Maybe the problem is that “copyright” has become that big, all-encompassing thing in the first place.

As someone who writes (I won’t say “writer” because it isn’t my day job) all I really want is 1) to be recognized as the author of what I wrote if I choose to be, and 2) to have some way to stop others from making money off what I’ve written without my permission. Item 1 ought to be universal. Item 2 doesn’t have to be, although having a say in it for at least a little while seems fair.

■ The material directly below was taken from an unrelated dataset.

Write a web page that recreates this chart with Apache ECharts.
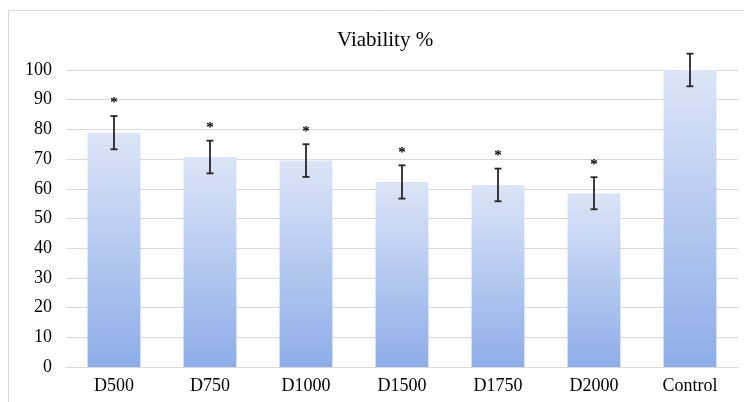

In a perfect world, I think there wouldn’t be any need for copyright at all. A person could create their work, whatever it happened to be, offer it to the world, make money at it if they wanted, and not have to worry about the rest. It’s just that I’m not sure we’re there yet, not completely.

Rikuo (profile) says:

Re: Re: Re:2 Re:

I suppose we should chalk this up to agree to disagree? I respect your opinion and do understand your desire to be compensated for your work – I’m just of the opinion that in a world where one group of people argue for the restriction of speech and property rights from everybody else (no matter how benign your intentions are in the first place), then you simply don’t deserve it. Perhaps I blame what copyright has become, and refuse to recognise any potential benefits it had in its original form and so have become soured on the whole idea, but I don’t want to give up my inherent rights merely so someone else can attempt to make a living. It’s too high a price for me to willingly pay.

BTW, I’m first wording your comment as a shining example of how someone should argue for copyright. I disagree, but you explained yourself well. Hopefully certain people who shall go nameless can learn from your example.

Jason says:

Re: Re: Re:3 Re:

I can live with that. (Agreeing to disagree.)

I don’t really think we’re all that far apart though, not really. Maybe it’s just a matter of point of view, or semantics, or something.

For example (and it’s okay if we wrap up at this point, I don’t mean to keep things going unnecessarily) I’d use your exact words: “I don’t want to give up my inherent rights merely so someone else can attempt to make a living.” I would probably say almost exactly the same thing, just from the other side. That is, don’t I have inherent rights as the author that a third party would be violating by selling something I wrote without permission?

It’s a fuzzy area, I admit, and I don’t claim to have all the answers. Like so much else the only way to go is compromise, and by necessity that’s never perfect either. I do think we can do a lot better than the current state of things, though.